>> start

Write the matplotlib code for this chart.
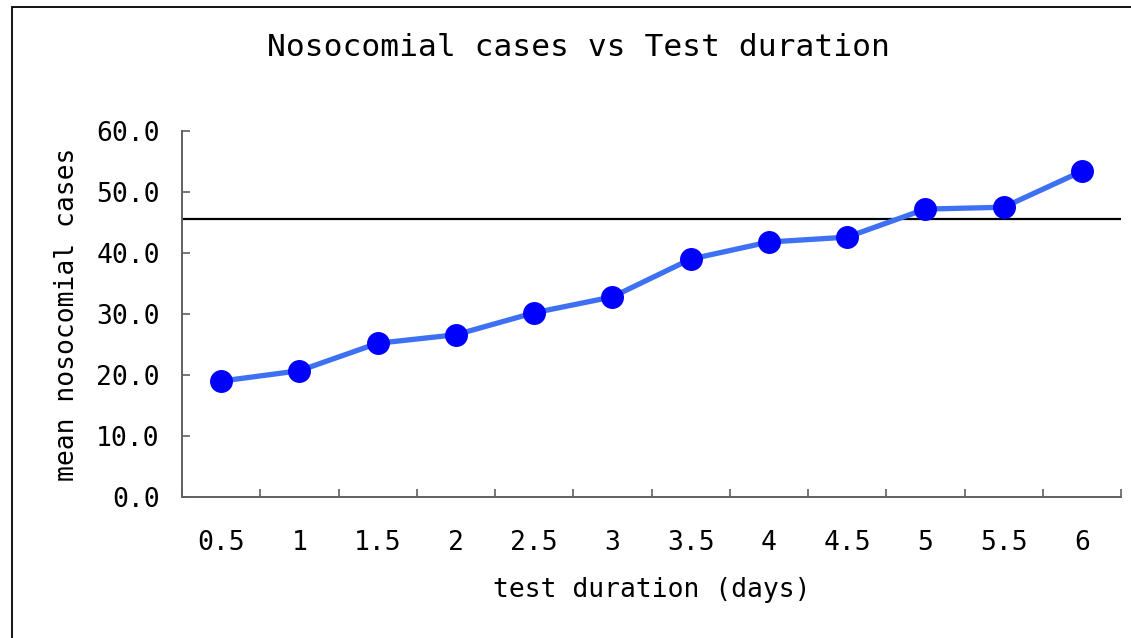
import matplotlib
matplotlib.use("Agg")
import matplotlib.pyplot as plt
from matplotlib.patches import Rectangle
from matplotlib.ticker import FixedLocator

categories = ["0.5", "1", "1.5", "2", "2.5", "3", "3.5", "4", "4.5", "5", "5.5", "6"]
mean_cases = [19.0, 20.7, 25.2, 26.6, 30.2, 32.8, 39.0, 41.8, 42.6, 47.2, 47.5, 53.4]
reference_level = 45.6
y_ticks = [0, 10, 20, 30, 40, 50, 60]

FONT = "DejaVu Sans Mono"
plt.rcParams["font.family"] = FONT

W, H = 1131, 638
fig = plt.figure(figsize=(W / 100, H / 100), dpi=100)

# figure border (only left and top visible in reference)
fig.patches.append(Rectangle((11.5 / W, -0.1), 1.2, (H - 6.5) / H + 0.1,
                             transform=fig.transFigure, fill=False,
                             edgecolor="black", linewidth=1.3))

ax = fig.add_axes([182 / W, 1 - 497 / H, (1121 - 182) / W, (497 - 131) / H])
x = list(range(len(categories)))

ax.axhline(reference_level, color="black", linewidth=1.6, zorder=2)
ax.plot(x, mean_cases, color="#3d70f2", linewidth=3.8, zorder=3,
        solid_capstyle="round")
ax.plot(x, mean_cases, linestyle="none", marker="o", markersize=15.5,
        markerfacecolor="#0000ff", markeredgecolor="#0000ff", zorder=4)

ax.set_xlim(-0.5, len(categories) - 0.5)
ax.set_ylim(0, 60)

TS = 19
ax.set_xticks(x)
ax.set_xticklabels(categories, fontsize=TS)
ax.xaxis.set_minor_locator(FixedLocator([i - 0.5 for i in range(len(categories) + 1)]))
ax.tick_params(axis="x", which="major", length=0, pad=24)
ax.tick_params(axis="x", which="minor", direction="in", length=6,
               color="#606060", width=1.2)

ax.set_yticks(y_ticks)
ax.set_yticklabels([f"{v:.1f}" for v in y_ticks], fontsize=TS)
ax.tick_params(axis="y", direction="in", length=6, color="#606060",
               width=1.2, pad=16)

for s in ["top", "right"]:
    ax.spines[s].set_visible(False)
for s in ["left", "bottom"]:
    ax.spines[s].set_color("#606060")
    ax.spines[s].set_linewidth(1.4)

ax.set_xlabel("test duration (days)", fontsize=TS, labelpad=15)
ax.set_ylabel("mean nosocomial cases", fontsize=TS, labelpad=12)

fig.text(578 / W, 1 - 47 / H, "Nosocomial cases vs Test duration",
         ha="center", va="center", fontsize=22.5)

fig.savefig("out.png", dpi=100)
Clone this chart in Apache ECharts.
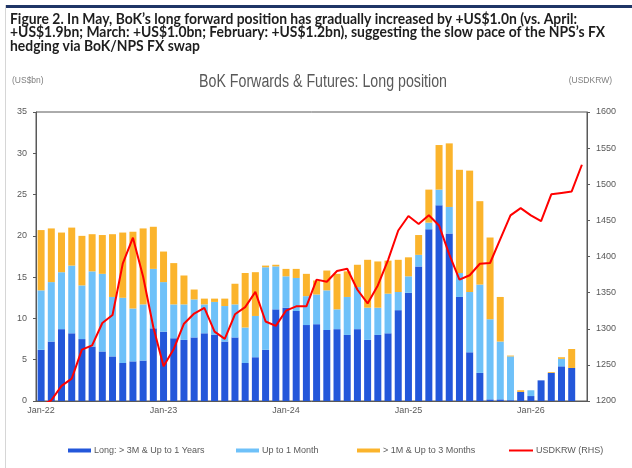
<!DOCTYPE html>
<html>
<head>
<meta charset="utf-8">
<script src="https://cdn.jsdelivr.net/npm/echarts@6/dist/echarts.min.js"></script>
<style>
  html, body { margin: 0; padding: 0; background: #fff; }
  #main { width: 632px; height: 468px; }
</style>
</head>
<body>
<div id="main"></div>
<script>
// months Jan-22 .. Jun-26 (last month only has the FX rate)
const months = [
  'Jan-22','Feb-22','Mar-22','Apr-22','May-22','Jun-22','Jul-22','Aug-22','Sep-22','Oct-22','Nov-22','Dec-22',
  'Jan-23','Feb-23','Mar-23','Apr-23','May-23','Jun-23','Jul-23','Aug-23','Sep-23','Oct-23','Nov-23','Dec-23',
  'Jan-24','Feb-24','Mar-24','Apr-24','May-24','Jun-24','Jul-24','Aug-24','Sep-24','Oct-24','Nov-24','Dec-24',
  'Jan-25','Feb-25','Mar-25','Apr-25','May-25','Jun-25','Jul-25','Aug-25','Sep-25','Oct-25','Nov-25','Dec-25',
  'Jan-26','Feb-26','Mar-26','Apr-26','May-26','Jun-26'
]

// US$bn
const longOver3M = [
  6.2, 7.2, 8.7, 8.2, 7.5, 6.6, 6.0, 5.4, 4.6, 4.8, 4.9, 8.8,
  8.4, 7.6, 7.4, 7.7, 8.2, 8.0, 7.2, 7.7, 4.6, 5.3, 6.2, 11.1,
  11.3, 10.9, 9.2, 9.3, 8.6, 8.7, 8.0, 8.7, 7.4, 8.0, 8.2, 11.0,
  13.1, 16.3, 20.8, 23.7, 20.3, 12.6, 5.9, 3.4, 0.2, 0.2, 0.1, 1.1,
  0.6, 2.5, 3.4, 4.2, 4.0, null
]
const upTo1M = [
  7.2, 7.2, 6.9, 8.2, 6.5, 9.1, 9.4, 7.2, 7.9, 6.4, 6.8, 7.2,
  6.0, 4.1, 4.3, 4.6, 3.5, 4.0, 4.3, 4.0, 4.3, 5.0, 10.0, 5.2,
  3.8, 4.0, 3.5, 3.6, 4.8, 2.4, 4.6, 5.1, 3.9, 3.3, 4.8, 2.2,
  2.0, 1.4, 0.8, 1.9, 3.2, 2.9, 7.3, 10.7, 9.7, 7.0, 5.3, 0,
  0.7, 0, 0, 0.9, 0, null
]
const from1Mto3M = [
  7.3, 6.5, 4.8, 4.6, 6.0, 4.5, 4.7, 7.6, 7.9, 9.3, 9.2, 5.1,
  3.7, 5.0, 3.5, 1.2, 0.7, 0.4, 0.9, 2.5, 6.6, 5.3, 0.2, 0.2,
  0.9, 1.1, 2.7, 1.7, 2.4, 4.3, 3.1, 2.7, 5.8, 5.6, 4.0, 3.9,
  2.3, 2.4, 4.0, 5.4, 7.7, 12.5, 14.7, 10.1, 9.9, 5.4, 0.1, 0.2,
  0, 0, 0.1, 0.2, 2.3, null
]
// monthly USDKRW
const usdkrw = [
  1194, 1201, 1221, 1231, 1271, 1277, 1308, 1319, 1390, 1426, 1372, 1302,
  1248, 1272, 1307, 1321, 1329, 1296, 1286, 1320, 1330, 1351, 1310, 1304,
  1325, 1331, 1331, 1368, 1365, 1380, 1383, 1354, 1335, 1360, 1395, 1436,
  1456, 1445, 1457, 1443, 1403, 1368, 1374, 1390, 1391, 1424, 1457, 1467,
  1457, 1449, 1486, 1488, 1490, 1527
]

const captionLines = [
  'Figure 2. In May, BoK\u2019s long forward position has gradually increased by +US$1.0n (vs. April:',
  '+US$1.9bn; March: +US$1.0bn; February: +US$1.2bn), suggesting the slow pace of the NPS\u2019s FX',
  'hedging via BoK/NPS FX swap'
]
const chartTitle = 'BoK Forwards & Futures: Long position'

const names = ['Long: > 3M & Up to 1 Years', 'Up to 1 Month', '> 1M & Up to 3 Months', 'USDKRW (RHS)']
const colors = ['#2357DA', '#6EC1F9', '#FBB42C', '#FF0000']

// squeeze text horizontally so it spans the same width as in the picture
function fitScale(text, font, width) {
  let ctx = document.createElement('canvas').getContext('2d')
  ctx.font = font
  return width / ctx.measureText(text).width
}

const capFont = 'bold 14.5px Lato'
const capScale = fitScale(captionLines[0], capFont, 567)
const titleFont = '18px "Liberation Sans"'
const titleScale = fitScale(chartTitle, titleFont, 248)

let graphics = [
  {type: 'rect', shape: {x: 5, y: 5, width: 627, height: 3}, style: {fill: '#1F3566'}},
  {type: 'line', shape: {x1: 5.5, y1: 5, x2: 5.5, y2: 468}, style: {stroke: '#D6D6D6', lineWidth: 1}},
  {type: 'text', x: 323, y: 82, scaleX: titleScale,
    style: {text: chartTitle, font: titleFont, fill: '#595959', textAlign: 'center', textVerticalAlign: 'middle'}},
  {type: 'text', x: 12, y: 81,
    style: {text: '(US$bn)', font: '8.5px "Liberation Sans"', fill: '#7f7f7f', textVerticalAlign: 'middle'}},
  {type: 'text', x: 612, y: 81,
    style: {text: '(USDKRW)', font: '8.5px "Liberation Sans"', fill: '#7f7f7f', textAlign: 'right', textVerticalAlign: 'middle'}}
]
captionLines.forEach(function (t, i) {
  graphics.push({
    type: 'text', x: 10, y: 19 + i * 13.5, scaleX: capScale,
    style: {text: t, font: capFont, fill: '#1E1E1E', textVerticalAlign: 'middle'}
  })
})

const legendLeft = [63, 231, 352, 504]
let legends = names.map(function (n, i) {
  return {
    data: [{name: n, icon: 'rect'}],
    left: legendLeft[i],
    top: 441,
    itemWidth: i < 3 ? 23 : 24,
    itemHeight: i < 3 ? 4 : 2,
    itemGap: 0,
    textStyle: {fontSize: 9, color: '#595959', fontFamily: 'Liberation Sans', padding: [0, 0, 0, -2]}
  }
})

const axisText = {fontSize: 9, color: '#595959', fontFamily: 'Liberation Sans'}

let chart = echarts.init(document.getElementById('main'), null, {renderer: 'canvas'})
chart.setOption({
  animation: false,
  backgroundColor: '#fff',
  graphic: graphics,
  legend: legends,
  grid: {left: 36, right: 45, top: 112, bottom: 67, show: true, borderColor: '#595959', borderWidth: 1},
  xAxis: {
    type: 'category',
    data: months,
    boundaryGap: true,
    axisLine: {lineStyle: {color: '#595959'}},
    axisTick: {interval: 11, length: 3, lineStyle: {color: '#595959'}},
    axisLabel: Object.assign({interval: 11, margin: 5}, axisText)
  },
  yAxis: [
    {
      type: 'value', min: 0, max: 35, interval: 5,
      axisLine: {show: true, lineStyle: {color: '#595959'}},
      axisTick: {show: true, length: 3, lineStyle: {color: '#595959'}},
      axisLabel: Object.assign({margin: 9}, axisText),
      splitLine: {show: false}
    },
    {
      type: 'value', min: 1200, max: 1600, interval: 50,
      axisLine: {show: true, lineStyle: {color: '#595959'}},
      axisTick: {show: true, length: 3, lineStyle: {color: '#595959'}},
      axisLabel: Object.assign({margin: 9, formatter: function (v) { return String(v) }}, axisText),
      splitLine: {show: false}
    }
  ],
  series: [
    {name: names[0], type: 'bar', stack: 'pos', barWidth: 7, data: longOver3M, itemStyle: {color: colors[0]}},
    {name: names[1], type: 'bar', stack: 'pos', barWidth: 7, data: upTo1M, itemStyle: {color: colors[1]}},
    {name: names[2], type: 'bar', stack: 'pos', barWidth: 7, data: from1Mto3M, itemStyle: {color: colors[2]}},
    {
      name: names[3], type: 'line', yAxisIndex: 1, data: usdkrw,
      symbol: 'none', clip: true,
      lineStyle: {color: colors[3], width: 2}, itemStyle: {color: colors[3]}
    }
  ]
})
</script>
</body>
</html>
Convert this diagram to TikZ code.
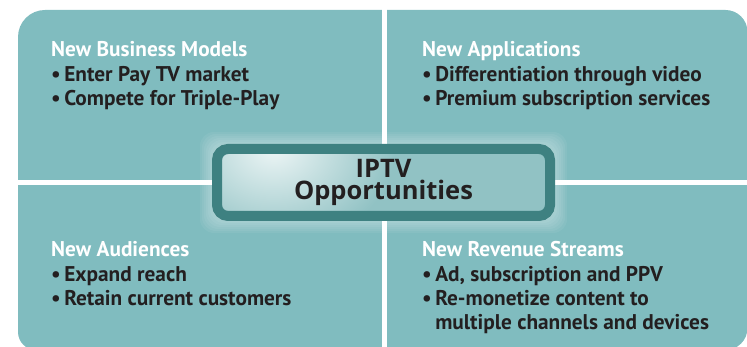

>> end

Set exercise: Omitting all pictures, restate exactly the lines of the material from its start through the line that contains "fig = plt.figure(figsize=(W".

Response to the task:
Write the matplotlib code for this chart.
import matplotlib
matplotlib.use("Agg")
import matplotlib.pyplot as plt
from matplotlib.patches import Rectangle
from matplotlib.ticker import FixedLocator

categories = ["0.5", "1", "1.5", "2", "2.5", "3", "3.5", "4", "4.5", "5", "5.5", "6"]
mean_cases = [19.0, 20.7, 25.2, 26.6, 30.2, 32.8, 39.0, 41.8, 42.6, 47.2, 47.5, 53.4]
reference_level = 45.6
y_ticks = [0, 10, 20, 30, 40, 50, 60]

FONT = "DejaVu Sans Mono"
plt.rcParams["font.family"] = FONT

W, H = 1131, 638
fig = plt.figure(figsize=(W / 100, H / 100), dpi=100)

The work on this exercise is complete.